▶ _Required task_
Read the lines that follow and pick out every one containing the word "this".

▶ _Records for the task_
__________________________________________________
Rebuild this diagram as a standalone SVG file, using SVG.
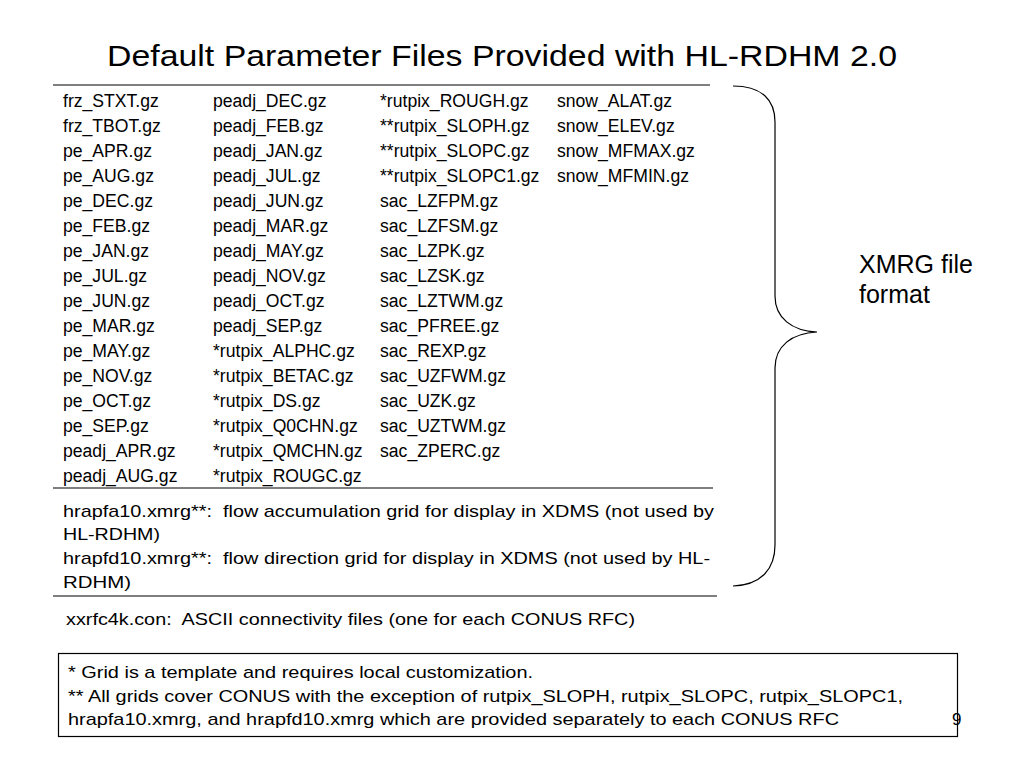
<svg xmlns="http://www.w3.org/2000/svg" width="1024" height="768" viewBox="0 0 1024 768">
<style>
text{font-family:"Liberation Sans",Arial,sans-serif;fill:#000}
.t{font-size:17.6px}
.n{font-size:17px}
.x{font-size:25px}
.ln{stroke:#000;stroke-width:1.2;fill:none}
</style>
<rect width="1024" height="768" fill="#fff"/>
<g id="title"><text x="107" y="66" font-size="29.5" textLength="790" lengthAdjust="spacingAndGlyphs">Default Parameter Files Provided with HL-RDHM 2.0</text></g>
<g id="rules">
<line class="ln" x1="53" y1="85" x2="710" y2="85"/>
<line class="ln" x1="53" y1="488" x2="713" y2="488"/>
<line class="ln" x1="53" y1="596" x2="717" y2="596" stroke="#555"/>
</g>
<g id="file-table" class="t">
<text x="63" y="107">frz_STXT.gz</text><text x="213" y="107">peadj_DEC.gz</text><text x="380" y="107">*rutpix_ROUGH.gz</text><text x="557" y="107">snow_ALAT.gz</text>
<text x="63" y="132">frz_TBOT.gz</text><text x="213" y="132">peadj_FEB.gz</text><text x="380" y="132">**rutpix_SLOPH.gz</text><text x="557" y="132">snow_ELEV.gz</text>
<text x="63" y="157">pe_APR.gz</text><text x="213" y="157">peadj_JAN.gz</text><text x="380" y="157">**rutpix_SLOPC.gz</text><text x="557" y="157">snow_MFMAX.gz</text>
<text x="63" y="182">pe_AUG.gz</text><text x="213" y="182">peadj_JUL.gz</text><text x="380" y="182">**rutpix_SLOPC1.gz</text><text x="557" y="182">snow_MFMIN.gz</text>
<text x="63" y="207">pe_DEC.gz</text><text x="213" y="207">peadj_JUN.gz</text><text x="380" y="207">sac_LZFPM.gz</text>
<text x="63" y="232">pe_FEB.gz</text><text x="213" y="232">peadj_MAR.gz</text><text x="380" y="232">sac_LZFSM.gz</text>
<text x="63" y="257">pe_JAN.gz</text><text x="213" y="257">peadj_MAY.gz</text><text x="380" y="257">sac_LZPK.gz</text>
<text x="63" y="282">pe_JUL.gz</text><text x="213" y="282">peadj_NOV.gz</text><text x="380" y="282">sac_LZSK.gz</text>
<text x="63" y="307">pe_JUN.gz</text><text x="213" y="307">peadj_OCT.gz</text><text x="380" y="307">sac_LZTWM.gz</text>
<text x="63" y="332">pe_MAR.gz</text><text x="213" y="332">peadj_SEP.gz</text><text x="380" y="332">sac_PFREE.gz</text>
<text x="63" y="357">pe_MAY.gz</text><text x="213" y="357">*rutpix_ALPHC.gz</text><text x="380" y="357">sac_REXP.gz</text>
<text x="63" y="382">pe_NOV.gz</text><text x="213" y="382">*rutpix_BETAC.gz</text><text x="380" y="382">sac_UZFWM.gz</text>
<text x="63" y="407">pe_OCT.gz</text><text x="213" y="407">*rutpix_DS.gz</text><text x="380" y="407">sac_UZK.gz</text>
<text x="63" y="432">pe_SEP.gz</text><text x="213" y="432">*rutpix_Q0CHN.gz</text><text x="380" y="432">sac_UZTWM.gz</text>
<text x="63" y="457">peadj_APR.gz</text><text x="213" y="457">*rutpix_QMCHN.gz</text><text x="380" y="457">sac_ZPERC.gz</text>
<text x="63" y="482">peadj_AUG.gz</text><text x="213" y="482">*rutpix_ROUGC.gz</text>
</g>
<g id="grid-notes" class="n">
<text x="63" y="517" xml:space="preserve" textLength="651" lengthAdjust="spacingAndGlyphs">hrapfa10.xmrg**:  flow accumulation grid for display in XDMS (not used by</text>
<text x="63" y="540" textLength="97" lengthAdjust="spacingAndGlyphs">HL-RDHM)</text>
<text x="63" y="564" xml:space="preserve" textLength="647" lengthAdjust="spacingAndGlyphs">hrapfd10.xmrg**:  flow direction grid for display in XDMS (not used by HL-</text>
<text x="63" y="588" textLength="68" lengthAdjust="spacingAndGlyphs">RDHM)</text>
</g>
<g id="connectivity" class="n"><text x="66" y="625" xml:space="preserve" textLength="569" lengthAdjust="spacingAndGlyphs">xxrfc4k.con:  ASCII connectivity files (one for each CONUS RFC)</text></g>
<g id="xmrg-brace">
<path class="ln" d="M733,86 C762,86 775,100 775,122 L775,296 C775,318 792,331 817,332 C792,333 775,346 775,368 L775,545 C775,568 762,585 733,586"/>
<text class="x" x="859" y="273">XMRG file</text>
<text class="x" x="859" y="303">format</text>
</g>
<g id="footnote-box">
<rect x="58.5" y="653.5" width="899" height="83" fill="none" stroke="#000" stroke-width="1.2"/>
<text class="n" x="68" y="678" textLength="465" lengthAdjust="spacingAndGlyphs">* Grid is a template and requires local customization.</text>
<text class="n" x="68" y="702" textLength="835" lengthAdjust="spacingAndGlyphs">** All grids cover CONUS with the exception of rutpix_SLOPH, rutpix_SLOPC, rutpix_SLOPC1,</text>
<text class="n" x="68" y="725" textLength="771" lengthAdjust="spacingAndGlyphs">hrapfa10.xmrg, and hrapfd10.xmrg which are provided separately to each CONUS RFC</text>
</g>
<g id="page-number"><text class="n" x="952" y="725">9</text></g>
</svg>
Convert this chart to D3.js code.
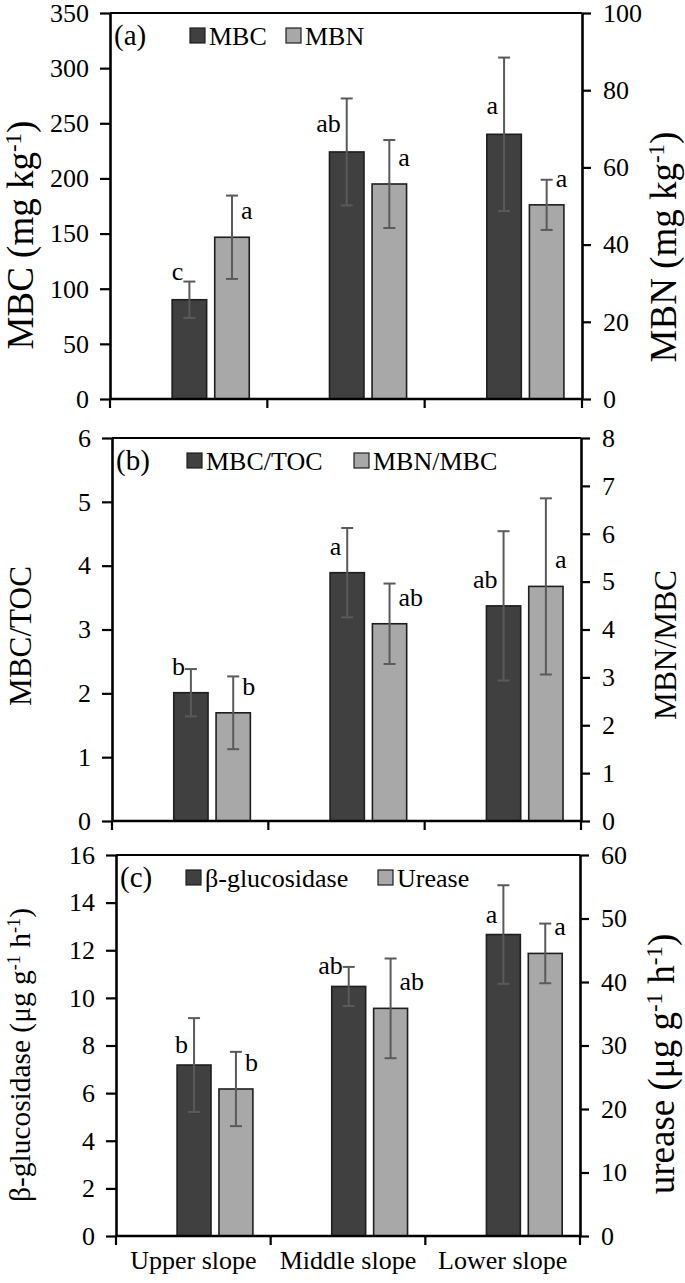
<!DOCTYPE html>
<html>
<head>
<meta charset="utf-8">
<script src="https://cdn.jsdelivr.net/npm/d3@7"></script>
<style>
body{margin:0;background:#fff}
</style>
</head>
<body>
<script>
// categories (x)
const categories=["Upper slope","Middle slope","Lower slope"];

// panel (a)
const mbcValues=[90,224,240];
const mbcErr=[16.5,48.5,69.6];
const mbcLetters=["c","ab","a"];
const mbnValues=[41.9,55.7,50.3];
const mbnErr=[10.8,11.4,6.5];
const mbnLetters=["a","a","a"];
const aLeftTicks=[0,50,100,150,200,250,300,350];
const aRightTicks=[0,20,40,60,80,100];

// panel (b)
const mbcTocValues=[2.01,3.89,3.37];
const mbcTocErr=[0.37,0.70,1.17];
const mbcTocLetters=["b","a","ab"];
const mbnMbcValues=[2.26,4.12,4.90];
const mbnMbcErr=[0.76,0.84,1.84];
const mbnMbcLetters=["b","ab","a"];
const bLeftTicks=[0,1,2,3,4,5,6];
const bRightTicks=[0,1,2,3,4,5,6,7,8];

// panel (c)
const glucValues=[7.18,10.48,12.66];
const glucErr=[1.97,0.82,2.07];
const glucLetters=["b","ab","a"];
const ureValues=[23.15,35.85,44.5];
const ureErr=[5.85,7.85,4.7];
const ureLetters=["b","ab","a"];
const cLeftTicks=[0,2,4,6,8,10,12,14,16];
const cRightTicks=[0,10,20,30,40,50,60];

const darkFill="#404040", lightFill="#a8a8a8";
const serif="'Liberation Serif', 'Times New Roman', serif";

const svg=d3.select("body").append("svg").attr("width",685).attr("height",1283)
  .style("font-family",serif);

const panels=[
  {tag:"(a)",top:13,bottom:399,left:110,right:582,leftTicks:aLeftTicks,rightTicks:aRightTicks,
   series:[{name:"MBC",values:mbcValues,err:mbcErr,letters:mbcLetters,fill:darkFill},
           {name:"MBN",values:mbnValues,err:mbnErr,letters:mbnLetters,fill:lightFill}],
   legendX:[190,286],darkOff:20,
   leftTitle:{parts:[["MBC (mg kg",0],["-1",1],[")",0]],x:33,cy:235,len:256},
   rightTitle:{parts:[["MBN (mg kg",0],["-1",1],[")",0]],x:676,cy:247,len:231},
   xLabels:false},
  {tag:"(b)",top:438,bottom:821,left:112,right:581,leftTicks:bLeftTicks,rightTicks:bRightTicks,
   series:[{name:"MBC/TOC",values:mbcTocValues,err:mbcTocErr,letters:mbcTocLetters,fill:darkFill},
           {name:"MBN/MBC",values:mbnMbcValues,err:mbnMbcErr,letters:mbnMbcLetters,fill:lightFill}],
   legendX:[187,354],darkOff:18,
   leftTitle:{parts:[["MBC/TOC",0]],x:31,cy:636,len:140},
   rightTitle:{parts:[["MBN/MBC",0]],x:676,cy:645,len:150},
   xLabels:false},
  {tag:"(c)",top:855,bottom:1236,left:116,right:580,leftTicks:cLeftTicks,rightTicks:cRightTicks,
   series:[{name:"β-glucosidase",values:glucValues,err:glucErr,letters:glucLetters,fill:darkFill},
           {name:"Urease",values:ureValues,err:ureErr,letters:ureLetters,fill:lightFill}],
   legendX:[186,378],darkOff:12,
   leftTitle:{parts:[["β-glucosidase (μg g",0],["-1",1],[" h",0],["-1",1],[")",0]],x:30,cy:1055,len:294},
   rightTitle:{parts:[["urease (μg g",0],["-1",1],[" h",0],["-1",1],[")",0]],x:674,cy:1064,len:278},
   xLabels:true}
];

function addTitle(g,t){
  const txt=g.append("text")
    .attr("transform","translate("+t.x+","+t.cy+") rotate(-90)")
    .attr("text-anchor","middle")
    .attr("font-size",30);
  t.parts.forEach(p=>{
    const ts=txt.append("tspan").text(p[0]);
    if(p[1]) ts.attr("font-size","62%").attr("baseline-shift","super");
  });
  const w=txt.node().getComputedTextLength();
  txt.attr("font-size",Math.min(30*t.len/w,37));
}

function drawPanel(p){
  const g=svg.append("g");
  const x=d3.scaleBand().domain(categories).range([p.left,p.right]);
  const inner=d3.scaleBand().domain([0,1])
    .range([x.bandwidth()*0.395,x.bandwidth()*0.885]).paddingInner(0.19);
  const yL=d3.scaleLinear().domain([0,d3.max(p.leftTicks)]).range([p.bottom,p.top]);
  const yR=d3.scaleLinear().domain([0,d3.max(p.rightTicks)]).range([p.bottom,p.top]);
  const ys=[yL,yR];

  // top frame line
  g.append("line").attr("x1",p.left).attr("x2",p.right).attr("y1",p.top).attr("y2",p.top)
    .attr("stroke","#000").attr("stroke-width",2);

  p.series.forEach((s,si)=>{
    const y=ys[si];
    const rows=categories.map((c,i)=>({c:c,v:s.values[i],e:s.err[i],l:s.letters[i]}));
    const bw=inner.bandwidth();
    const bx=d=>x(d.c)+inner(si);
    const cx=d=>bx(d)+bw/2;
    g.append("g").selectAll("rect").data(rows).join("rect")
      .attr("x",bx).attr("width",bw)
      .attr("y",d=>y(d.v)).attr("height",d=>p.bottom-y(d.v))
      .attr("fill",s.fill).attr("stroke","#1e1e1e").attr("stroke-width",1.6);
    const eb=g.append("g").attr("stroke","#5a5a5a").attr("stroke-width",2);
    eb.selectAll("line.v").data(rows).join("line").attr("class","v")
      .attr("x1",cx).attr("x2",cx).attr("y1",d=>y(d.v+d.e)).attr("y2",d=>y(d.v-d.e));
    eb.selectAll("line.t").data(rows).join("line").attr("class","t")
      .attr("x1",d=>cx(d)-6).attr("x2",d=>cx(d)+6).attr("y1",d=>y(d.v+d.e)).attr("y2",d=>y(d.v+d.e));
    eb.selectAll("line.b").data(rows).join("line").attr("class","b")
      .attr("x1",d=>cx(d)-6).attr("x2",d=>cx(d)+6).attr("y1",d=>y(d.v-d.e)).attr("y2",d=>y(d.v-d.e));
    g.append("g").selectAll("text").data(rows).join("text")
      .attr("font-size",26)
      .attr("text-anchor",si===0?"end":"start")
      .attr("x",d=>si===0?cx(d)-6:cx(d)+9)
      .attr("y",d=>y(d.v)-(si===0?p.darkOff:18))
      .text(d=>d.l);
  });

  // axes
  const fmt=d3.format("d");
  const axL=g.append("g").attr("transform","translate("+p.left+",0)")
    .call(d3.axisLeft(yL).tickValues(p.leftTicks).tickFormat(fmt).tickSize(10).tickSizeOuter(0).tickPadding(11));
  const axR=g.append("g").attr("transform","translate("+p.right+",0)")
    .call(d3.axisRight(yR).tickValues(p.rightTicks).tickFormat(fmt).tickSize(9).tickSizeOuter(0).tickPadding(12));
  [axL,axR].forEach(a=>{
    a.attr("font-family",null);
    a.select(".domain").attr("stroke","#000").attr("stroke-width",2.6);
    a.selectAll(".tick line").attr("stroke","#000").attr("stroke-width",2.2);
    a.selectAll(".tick text").attr("font-size",26).attr("fill","#000");
  });

  // x axis line and category boundary ticks
  g.append("line").attr("x1",p.left).attr("x2",p.right).attr("y1",p.bottom).attr("y2",p.bottom)
    .attr("stroke","#000").attr("stroke-width",2.6);
  const bounds=[p.left].concat(categories.map(c=>x(c)+x.bandwidth()));
  g.append("g").selectAll("line").data(bounds).join("line")
    .attr("x1",d=>d).attr("x2",d=>d).attr("y1",p.bottom).attr("y2",p.bottom+9)
    .attr("stroke","#000").attr("stroke-width",2.2);
  if(p.xLabels){
    const axB=g.append("g").attr("transform","translate(0,"+p.bottom+")")
      .call(d3.axisBottom(x).tickSize(0).tickPadding(15));
    axB.attr("font-family",null);
    axB.select(".domain").remove();
    axB.selectAll(".tick text").attr("font-size",26).attr("fill","#000");
  }

  // tag + legend
  g.append("text").attr("x",p.left+4).attr("y",p.top+32).attr("font-size",29).text(p.tag);
  const lg=g.append("g").selectAll("g").data(p.series).join("g")
    .attr("transform",(d,i)=>"translate("+p.legendX[i]+","+(p.top+15)+")");
  lg.append("rect").attr("width",15).attr("height",15)
    .attr("fill",d=>d.fill).attr("stroke","#1e1e1e").attr("stroke-width",1.2);
  lg.append("text").attr("x",19).attr("y",17).attr("font-size",26).text(d=>d.name);

  addTitle(g,p.leftTitle);
  addTitle(g,p.rightTitle);
}

panels.forEach(drawPanel);
</script>
</body>
</html>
__________________________________________________
▶ _Answer for the task_
Rebuild this diagram as a standalone SVG file, using SVG.
Convert this chart to D3.js code.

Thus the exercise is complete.